O GOVERNO REDUZ OS AUMENTOS DAS PENSÕES AOS PENSIONISTAS DA SEGURANÇA SOCIAL E DA CGA, MAS POUCO OU NADA FAZ PARA RECUPERAR AS ENORMES DAS DIVIDAS DAS EMPRESAS À SEGURANÇA SOCIAL E, DEPOIS, ESTA RECEITA PERDIDA PROCURA COMPENSAR COM CORTES NAS PENSÕES E REDUÇÃO DOS AUMENTOS DAS PENSÕES

O quadro 3 mostra o aumento enorme das dividas das empresas à Segurança Social em 5 anos de governos de A. Costa, e o elevado montante de dividas que o governo pretende perdoar lesando a Segurança Social.

Quadro 3 – A Evolução das dividas das empresas à Segurança Social durante os governos de Costa (2015/2020)

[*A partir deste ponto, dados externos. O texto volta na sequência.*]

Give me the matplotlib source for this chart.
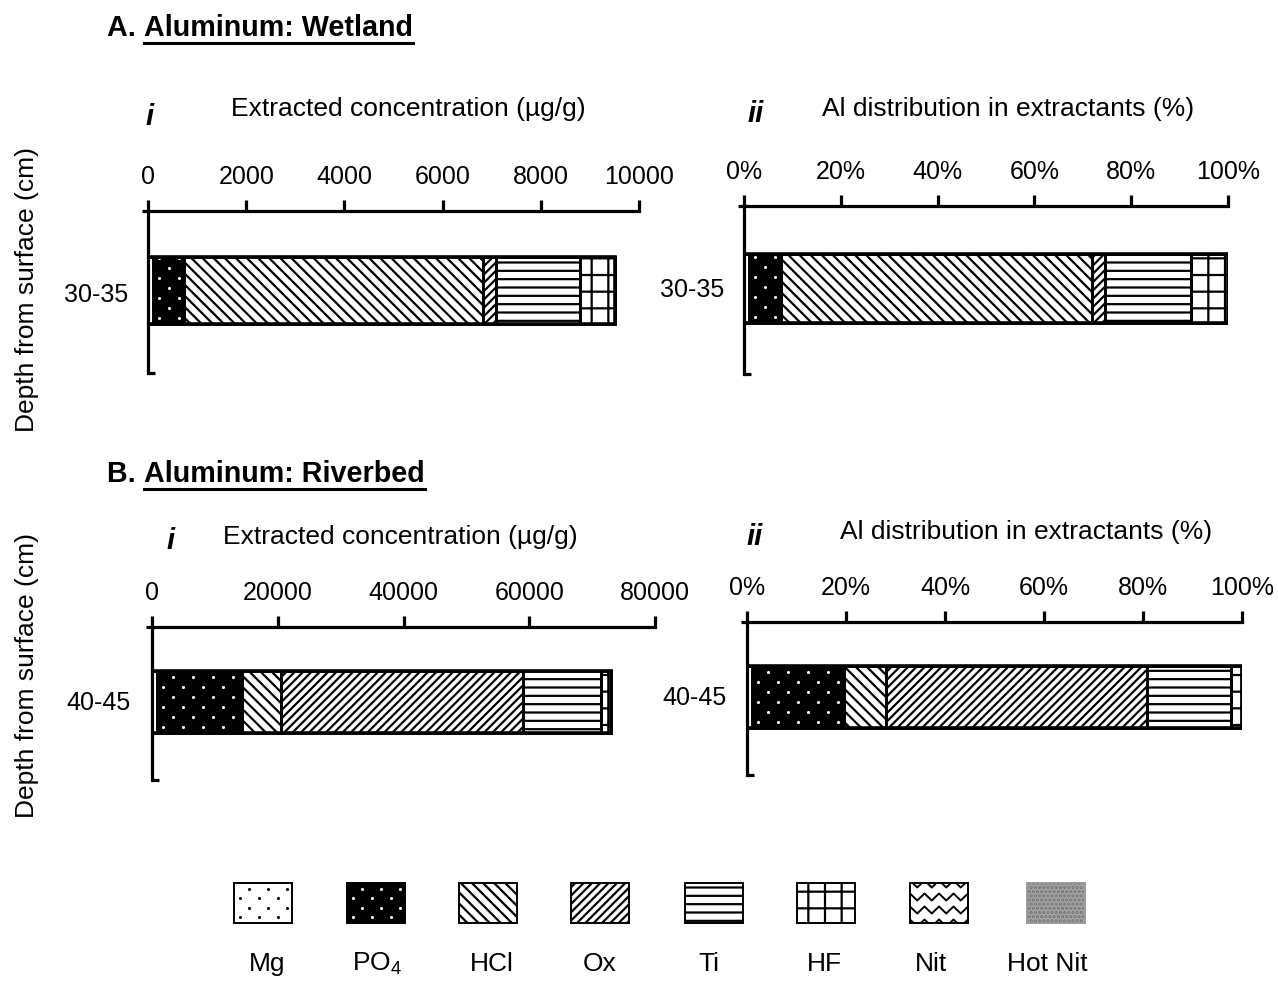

Em 2015, último ano do governo PSD/CDS, as dividas das empresas à Segurança Social atingiam 7.547,7 milhões €, e as “provisões” constituídas com o objetivo de “perdoar” a maior parte delas, considerando-as incobráveis, somava 4.577,8 milhões €, o que correspondia a 60,7% do total de dividas. Em 2020, após 5 anos de governo PS/Costa a divida das empresas à Segurança Social já tinha aumentado para 10.609,6 milhões € (+40,6% que em 2015) e as provisões constituídas atingiam 7.538,5 milhões € (+64,7% do que em 2015, representando já 71,1% da divida total das empresas à Segurança Social). Tenha presente que 3.358,4 milhões € dos 10.607,9 milhões € de dividas à Segurança Social em 2020 são descontos feitos nos salários dos trabalhadores que os patões não entregaram à Segurança Social, o que torna o enorme perdão de dividas aos patrões feito pelo governo inaceitável e imoral. Uma parte importante desta perda resulta do governo não disponibilizar aos serviços da Segurança Social os meios materiais e humanos que eles precisam para atuar rapidamente e recuperar o que devem à Segurança Social. A enorme e crescente divida das empresas à Segurança Social cria graves problemas à sua sustentabilidade e, depois, o governo, para compensar estas perdas de receita, multiplica os cortes nas pensões (fator de sustentabilidade, aumento da idade de reforma e corte da pensão por cada ano em falta, etc.) e reduz os aumentos de pensões.